Thursday, 08 October 2020 06:55

Award winner aims to put farmers in the clover

Written by  Nigel Malthus
Laura Keenan, second from left, receives the Kate Sheppard Memorial Trust Award at a recent ceremony in Christchurch, with city mayor Lianne Dalziel, left, Trust chair Karena Brown and ECan chair Jenny Hughey. Photo: Supplied. Laura Keenan, second from left, receives the Kate Sheppard Memorial Trust Award at a recent ceremony in Christchurch, with city mayor Lianne Dalziel, left, Trust chair Karena Brown and ECan chair Jenny Hughey. Photo: Supplied.

This year's Kate Sheppard Memorial Award recipient will support research to ultimately help New Zealand farmers choose forages for best production and drought resistance.

Twenty-eight year old Laura Keenan picked up the 2020 award for her PhD research into yield prediction tools for a national forage database. Named in honour of the women’s suffrage pioneer Kate Sheppard, the award aims to support a woman in further education, study, research or training, in areas which are of value to New Zealand.

Keenan’s research is part of the Hill Country Futures Project aimed at collating both published and non-published data around non-traditional forages – either as mixes or monocultures in pasture. She is looking specifically at plantain as well as white and red clover.

“That’s all I could fit into my PhD, but my colleagues at Lincoln University are working on other species so that there is a full data set,” she told Rural News. “Essentially there will be a whole lot more information for farmers around alternative forages to perennial ryegrass and white clover.” 

Keenan acknowledges that red and white clover have been around for a long time, and plantains have been getting a lot of traction recently, particularly on dairy farms. 

However, she believes what’s been missing is a lot of collaboration in getting data out to the industry. 

“That’s where my project is great because it’s working in a collaborative fashion with the Crown Research Institutes, with the educational institutes like Massey and Lincoln and then also working with commercial companies to compile national datasets,” she explains.
“They have a whole lot of reliability because there is so much data sitting behind them. But they haven’t been collaborated in a way which is really farmer-friendly so that’s what I’m trying to do – gather all that data into one place so that farmers can have some reliability about the decisions that they’re making.”

The project is looking primarily at sheep and beef and dairy systems, throughout all regions and environments.

Keenan says the data will be “ground-truthed” against abiotic factors such as climate and water. 

“When you’re thinking about farming and the different things you can do to enhance the farm bottom line, forages play a huge part in that in terms of return on investment,” she told Rural News.

“The national forage database will enable farmers to make a whole lot better decisions when it comes to incorporating these species on farm.”

A continuing high achiever

Raised in Southland, Laura Keenan graduated with Honours in Agricultural Science from Lincoln University in 2014. 

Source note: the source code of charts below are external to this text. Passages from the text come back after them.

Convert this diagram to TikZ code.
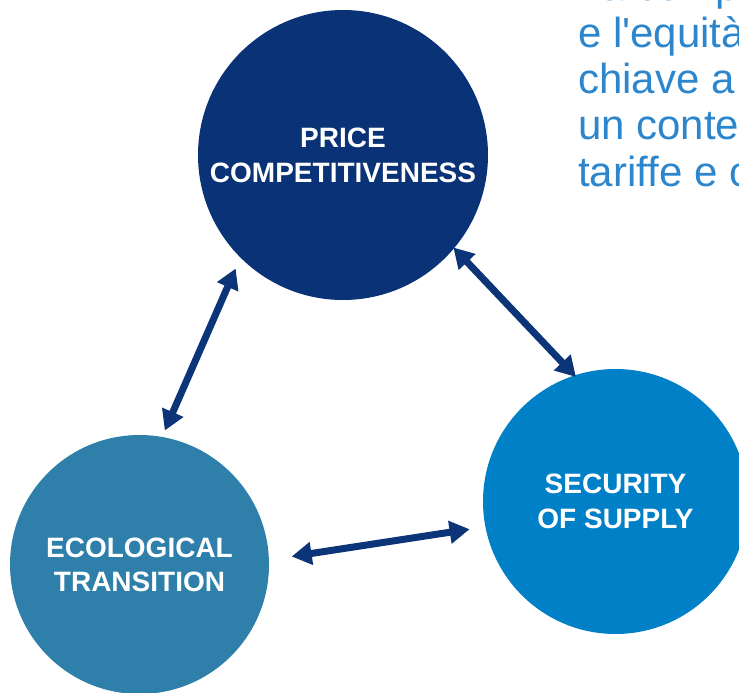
\documentclass[tikz,border=0pt]{standalone}
\usepackage{fontspec}
\setmainfont{Liberation Sans}
\usetikzlibrary{arrows.meta}

\definecolor{pricecol}{HTML}{0A3276}
\definecolor{ecocol}{HTML}{2E80AB}
\definecolor{supplycol}{HTML}{0080C6}
\definecolor{linkcol}{HTML}{0B3578}
\definecolor{introcol}{HTML}{2B86CD}

\tikzset{
  pillar/.style={circle,inner sep=0pt,outer sep=0pt,text=white,align=center,
    font=\bfseries\fontsize{28}{35}\selectfont},
  link/.style={draw=linkcol,line width=7pt,
    {Triangle[length=20pt,width=22pt]}-{Triangle[length=20pt,width=22pt]}},
  intro/.style={text=introcol,align=left,inner sep=0pt,
    font=\fontsize{42}{46.3}\selectfont}
}

\begin{document}
\begin{tikzpicture}[x=1pt,y=-1pt]
  \clip (0,0) rectangle (739,693);

  % running text beside the triangle (base = last line)
  \node[intro,anchor=base west] (introtext) at (578,186)
    {La comp\\e l\textquotesingle equità\\chiave a\\un conte\\tariffe e c};

  % the three pillars
  \node[pillar,fill=pricecol,minimum size=290pt] (price) at (343,155)
    {PRICE\\COMPETITIVENESS};
  \node[pillar,fill=ecocol,minimum size=259pt] (eco) at (139.5,564.5)
    {\raisebox{-2pt}{ECOLOGICAL}\\[1pt]TRANSITION};
  \node[pillar,fill=supplycol,minimum size=265pt] (supply) at (615.5,501.5)
    {SECURITY\\OF SUPPLY};

  % two-way links
  \draw[link,shorten <=12pt,shorten >=7pt] (price.225.8) -- (eco.80.1);
  \draw[link,shorten <=-1pt,shorten >=-2pt] (price.-40.2) -- (supply.108.2);
  \draw[link,shorten <=23pt,shorten >=16pt] (eco.2.8) -- (supply.191.8);
\end{tikzpicture}
\end{document}
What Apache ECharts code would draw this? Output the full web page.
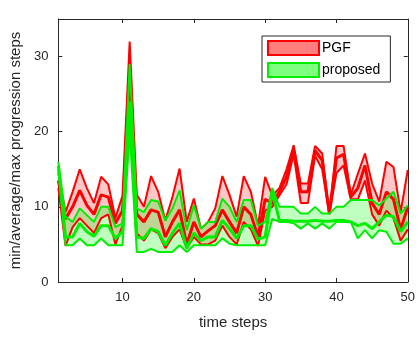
<!DOCTYPE html>
<html>
<head>
<meta charset="utf-8">
<script src="https://cdn.jsdelivr.net/npm/echarts@6/dist/echarts.min.js"></script>
<style>
  html, body { margin: 0; padding: 0; background: #fff; }
  #chart { width: 418px; height: 337px; }
</style>
</head>
<body>
<div id="chart"></div>
<script>
const steps = [1, 2, 3, 4, 5, 6, 7, 8, 9, 10, 11, 12, 13, 14, 15, 16, 17, 18, 19, 20,
  21, 22, 23, 24, 25, 26, 27, 28, 29, 30, 31, 32, 33, 34, 35, 36, 37, 38, 39, 40,
  41, 42, 43, 44, 45, 46, 47, 48, 49, 50]

// PGF: min / average / max per time step
const pgfMax = [14.5, 9.3, 12, 15, 12.5, 10.5, 14, 13, 8.5, 11.5,
  32, 11.6, 10, 14.1, 12, 8.2, 11.3, 15.1, 8, 11.1,
  7.1, 8, 9.8, 14.1, 11.6, 8.7, 14.1, 12, 7.5, 14,
  11.5, 12.5, 15, 18.2, 13.1, 13.1, 18.1, 17.1, 9.1, 18.1,
  18.1, 11.6, 14.4, 17.1, 13.1, 10.7, 16, 15.3, 9.3, 14.9]
const pgfAvg = [13.5, 8.4, 10, 12.2, 10.2, 9, 11.6, 11.3, 7.8, 9.5,
  27, 9, 8, 9.6, 9.3, 6, 8, 9.6, 5, 8,
  6, 6.8, 7.5, 9.6, 8, 6.5, 10, 9, 6, 11,
  10.5, 12, 14, 17.5, 12, 12, 17.5, 16.2, 9.1, 16.5,
  17, 11.3, 12.5, 15.5, 10.5, 9, 12, 11, 7, 10]
const pgfMin = [12.5, 4.8, 7.3, 8.5, 7.5, 6.5, 8.5, 9, 5, 7.5,
  22, 6.5, 5.5, 7, 6.5, 4.5, 6, 7, 4.5, 6,
  5, 5, 5.5, 7.5, 6, 5, 8, 7, 4.8, 9.5,
  10, 11.5, 13, 17, 10.5, 10.5, 16.8, 15, 9, 14.5,
  15.5, 11, 11, 13.5, 9, 7.5, 9.5, 8.5, 5.5, 7]

// proposed: min / average / max per time step
const propMax = [16, 8.7, 8, 9.8, 8.9, 8, 10, 10, 7.3, 7.8,
  29, 9.8, 9.3, 10.9, 10.7, 8.2, 9.8, 12.2, 6.9, 10.2,
  7.1, 8, 8, 11.1, 10, 8, 10.9, 10.9, 7.5, 8,
  12.5, 10, 10, 10, 9.1, 9.1, 10, 9.1, 9.1, 10,
  10, 10.9, 10.9, 10.9, 10.9, 10.2, 11.1, 12, 9.1, 10.2]
const propAvg = [15.5, 6, 6, 7.8, 6.7, 6.1, 7.5, 7.5, 5.8, 6.7,
  24, 6, 5.8, 7.1, 6.7, 4.9, 6.5, 7.8, 4.5, 6.5,
  5.5, 6, 6, 8.2, 7.1, 5.8, 7.5, 7.5, 5.7, 6,
  12, 8.2, 8.2, 8.1, 8.1, 8.1, 8.2, 8.1, 8.1, 8.2,
  8.2, 8, 7.5, 7.8, 7.1, 8, 8.9, 8.7, 6.7, 8]
const propMin = [15, 4.9, 4.9, 5.8, 4.9, 4.9, 5.8, 4.9, 4.9, 4.9,
  20, 4, 4, 4.4, 4, 4, 4, 4.9, 4, 4.9,
  4.9, 4.9, 4.9, 5.8, 5.1, 4.9, 4.9, 4.9, 4.9, 4.9,
  8.4, 8, 8, 7.8, 7.1, 7.8, 7.1, 7.8, 7.1, 8,
  8, 8, 5.8, 6.9, 5.8, 6.9, 6.7, 5.1, 5.1, 5.8]

const xTickEvery = 10
const yTicks = [0, 10, 20, 30]

const axisColor = '#262626'
const font = 'Liberation Sans, Arial, sans-serif'

const diffs = (lo, hi) => hi.map((v, i) => +(v - lo[i]).toFixed(2))
const onTick = (i) => steps[i] % xTickEvery === 0

// band between min and max + the three lines
function group(name, stack, lo, avg, hi, lineColor, fillColor) {
  return [
    {
      name: name + ' base', type: 'line', stack, data: lo,
      symbol: 'none', lineStyle: { opacity: 0 }, silent: true
    },
    {
      name, type: 'line', stack, data: diffs(lo, hi),
      symbol: 'none', lineStyle: { opacity: 0 },
      areaStyle: { color: fillColor, opacity: 1 }, silent: true
    },
    { name: name + ' min', type: 'line', data: lo, symbol: 'none', lineStyle: { color: lineColor, width: 2 } },
    { name: name + ' max', type: 'line', data: hi, symbol: 'none', lineStyle: { color: lineColor, width: 2 } },
    { name: name + ' avg', type: 'line', data: avg, symbol: 'none', lineStyle: { color: lineColor, width: 3 } }
  ]
}

const chart = echarts.init(document.getElementById('chart'))

const xBase = {
  type: 'category', data: steps, boundaryGap: false,
  axisLine: { onZero: false, lineStyle: { color: axisColor } },
  axisTick: { inside: true, length: 4, interval: onTick, lineStyle: { color: axisColor } },
  splitLine: { show: false }
}
const yBase = {
  type: 'value', min: 0, max: 35,
  axisLine: { show: true, onZero: false, lineStyle: { color: axisColor } },
  axisTick: { show: true, inside: true, length: 4, customValues: yTicks, lineStyle: { color: axisColor } },
  splitLine: { show: false }
}

const option = {
  animation: false,
  grid: { left: 56, right: 9, top: 19, bottom: 55 },
  legend: {
    orient: 'vertical',
    left: 262,
    top: 36,
    itemWidth: 51,
    itemHeight: 14,
    itemGap: 6,
    padding: [4, 10, 4, 5],
    borderColor: axisColor,
    borderWidth: 1,
    backgroundColor: '#fff',
    textStyle: { fontFamily: font, fontSize: 14, color: '#000', padding: [0, 0, 0, -2] },
    data: [
      { name: 'PGF', icon: 'rect', itemStyle: { color: 'rgba(255,0,0,0.5)', borderColor: '#ff0000', borderWidth: 2 } },
      { name: 'proposed', icon: 'rect', itemStyle: { color: 'rgba(0,255,0,0.5)', borderColor: '#00ee00', borderWidth: 2 } }
    ]
  },
  xAxis: [
    {
      ...xBase,
      name: 'time steps', nameLocation: 'middle', nameGap: 33,
      nameTextStyle: { fontFamily: font, fontSize: 15, color: axisColor },
      axisLabel: { interval: onTick, fontFamily: font, fontSize: 13, color: axisColor, margin: 9 }
    },
    { ...xBase, position: 'top', axisLabel: { show: false } }
  ],
  yAxis: [
    {
      ...yBase,
      name: 'min/average/max progression steps', nameLocation: 'middle', nameGap: 35,
      nameTextStyle: { fontFamily: font, fontSize: 15, color: axisColor },
      axisLabel: { customValues: yTicks, fontFamily: font, fontSize: 13, color: axisColor, margin: 10 }
    },
    { ...yBase, position: 'right', axisLabel: { show: false } }
  ],
  series: [
    ...group('PGF', 'pgf', pgfMin, pgfAvg, pgfMax, '#ff0000', 'rgba(255,0,0,0.22)'),
    ...group('proposed', 'prop', propMin, propAvg, propMax, '#00ee00', 'rgba(0,255,0,0.25)')
  ]
}

chart.setOption(option)
</script>
</body>
</html>
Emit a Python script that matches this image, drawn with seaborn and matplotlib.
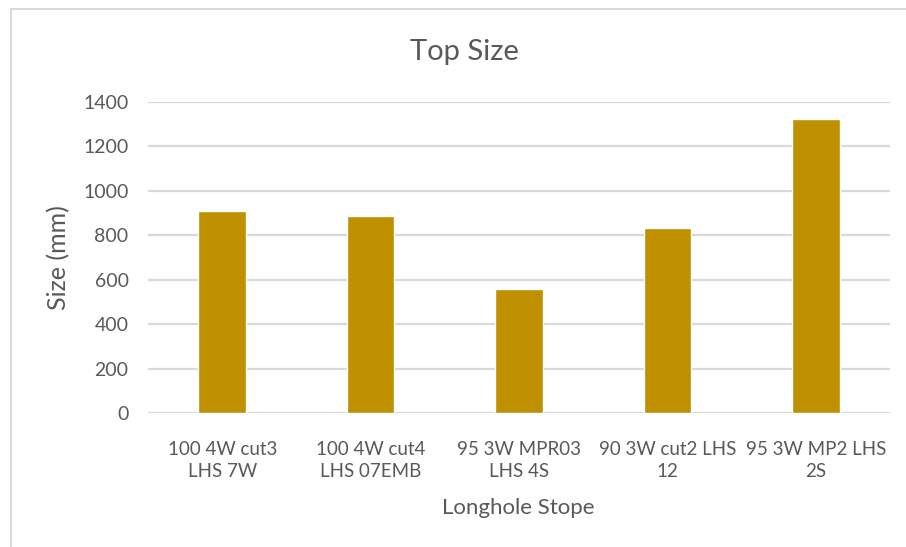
import matplotlib
matplotlib.use("Agg")
import matplotlib.pyplot as plt
from matplotlib.patches import Rectangle
import seaborn as sns
import pandas as pd

# Stope names and measured top sizes (mm)
stopes = [
    "100 4W cut3\nLHS 7W",
    "100 4W cut4\nLHS 07EMB",
    "95 3W MPR03\nLHS 4S",
    "90 3W cut2 LHS\n12",
    "95 3W MP2 LHS\n2S",
]
top_size = [911, 889, 557, 835, 1322]
y_ticks = [0, 200, 400, 600, 800, 1000, 1200, 1400]

sns.set_theme(style="white")
plt.rcParams["font.family"] = ["Lato", "DejaVu Sans"]

text_color = "#595959"
grid_color = "#d9d9d9"
bar_color = "#BF9000"

df = pd.DataFrame({"Stope": stopes, "Size": top_size})

W, H = 906, 547
fig = plt.figure(figsize=(W / 100, H / 100), dpi=100)
ax = fig.add_axes([148 / W, 1 - 413 / H, (890 - 148) / W, (413 - 102) / H])

sns.barplot(data=df, x="Stope", y="Size", color=bar_color, width=0.32,
            saturation=1, ax=ax, zorder=3)

ax.set_ylim(0, 1400)
ax.set_yticks(y_ticks)
ax.set_xlim(-0.5, len(stopes) - 0.5)
for t in y_ticks:
    ax.axhline(t, color=grid_color, lw=1.6, zorder=1)

for s in ax.spines.values():
    s.set_visible(False)
ax.tick_params(axis="both", length=0, colors=text_color)
ax.tick_params(axis="y", pad=14, labelsize=14)
ax.tick_params(axis="x", pad=20, labelsize=13.5)
for lbl in ax.get_xticklabels():
    lbl.set_linespacing(1.4)

ax.set_xlabel("")
ax.set_ylabel("")
fig.text(518 / W, 1 - 508 / H, "Longhole Stope", color=text_color,
         fontsize=16, ha="center", va="center")
fig.text(59 / W, 1 - 258 / H, "Size (mm)", color=text_color,
         fontsize=18, ha="center", va="center", rotation=90)
fig.text(464 / W, 1 - 52 / H, "Top Size", color=text_color,
         fontsize=21, ha="center", va="center")

# light frame around the chart area
fig.patches.append(Rectangle((11 / W, -0.05), 1.1, 1 - 9 / H + 0.05,
                             transform=fig.transFigure, fill=False,
                             edgecolor=grid_color, lw=1.5))

fig.savefig("out.png", dpi=100, facecolor="white")
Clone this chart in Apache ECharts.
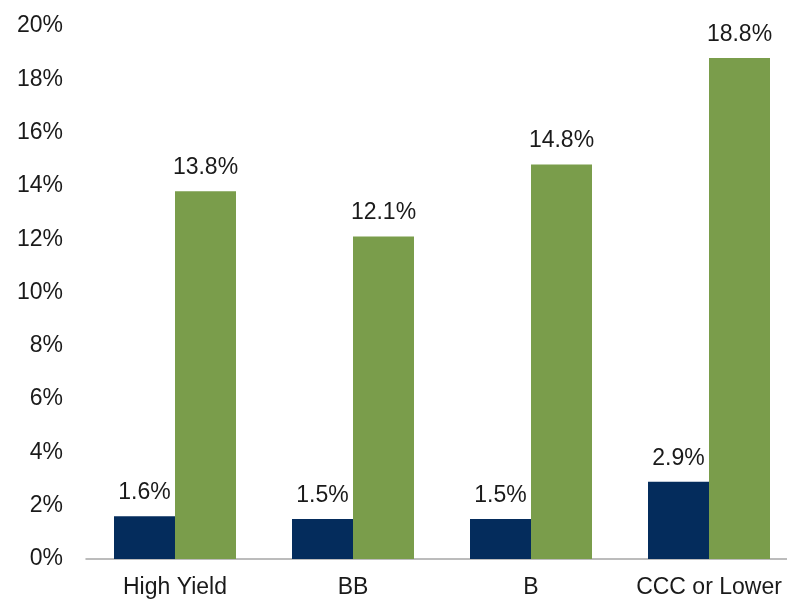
<!DOCTYPE html>
<html><head><meta charset="utf-8">
<script src="https://cdn.jsdelivr.net/npm/echarts@6/dist/echarts.min.js"></script>
<style>html,body{margin:0;padding:0;background:#fff;overflow:hidden}#c{width:800px;height:600px}</style>
</head><body><div id="c"></div>
<script>
var categories = ["High Yield", "BB", "B", "CCC or Lower"];
var seriesA = [1.6, 1.5, 1.5, 2.9];
var seriesB = [13.8, 12.1, 14.8, 18.8];
var yTicks = [0, 2, 4, 6, 8, 10, 12, 14, 16, 18, 20];

var font = "'Liberation Sans', Arial, sans-serif";
var chart = echarts.init(document.getElementById('c'));
chart.setOption({
  animation: false,
  grid: { left: 86, right: 2, top: 26, bottom: 41 },
  xAxis: {
    type: 'category', data: categories,
    axisLine: { show: true, lineStyle: { color: '#a6a6a6', width: 1.5 } },
    axisTick: { show: false },
    axisLabel: { color: '#1a1a1a', fontSize: 23, fontFamily: font, margin: 17, interval: 0 }
  },
  yAxis: {
    type: 'value', min: yTicks[0], max: yTicks[yTicks.length - 1], interval: 2,
    axisLine: { show: false }, axisTick: { show: false }, splitLine: { show: false },
    axisLabel: { color: '#1a1a1a', fontSize: 23, fontFamily: font, margin: 23,
      formatter: function (v) { return v + '%'; } }
  },
  series: [
    { type: 'bar', data: seriesA, barWidth: 61, barGap: '0%',
      itemStyle: { color: '#042c5c' },
      label: { show: true, position: 'top', distance: 12, color: '#1a1a1a', fontSize: 23, fontFamily: font,
        formatter: function (p) { return p.value.toFixed(1) + '%'; } } },
    { type: 'bar', data: seriesB, barWidth: 61,
      itemStyle: { color: '#7a9d4b' },
      label: { show: true, position: 'top', distance: 12, color: '#1a1a1a', fontSize: 23, fontFamily: font,
        formatter: function (p) { return p.value.toFixed(1) + '%'; } } }
  ]
});
</script></body></html>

She worked as an environmental consultant in Canterbury for three years and then joined seed company Agricom, as territory manager for the Western North Island, based in Palmerston North. She started her three-year PhD programme in June, dividing her time between Lincoln and her home, which is now a farm near Feilding.

Keenan is a member of the Central Districts NZIPIM branch and was named that organisation’s Emerging Rural Professional of the year in 2017. She used that prize package to successfully complete a Kellogg Rural Leadership Program in 2019.

Keenan is also on the New Zealand Grassland Association executive committee and is one of the founders of the Women in Agribusiness initiative.

“I am privileged and humbled to receive the award (Kate Sheppard), which takes the form of a $3000 grant,” she told Rural News.

Trust chair Karena Brown said it was very pleased to be able to assist talented women achieve their dreams. 

“Given the importance of food production around the world, the research being undertaken by this year’s recipient will be very important not only to New Zealand but to overseas as well. We are sure that Kate Sheppard would be proud to lend her name to such a worthwhile area of study.”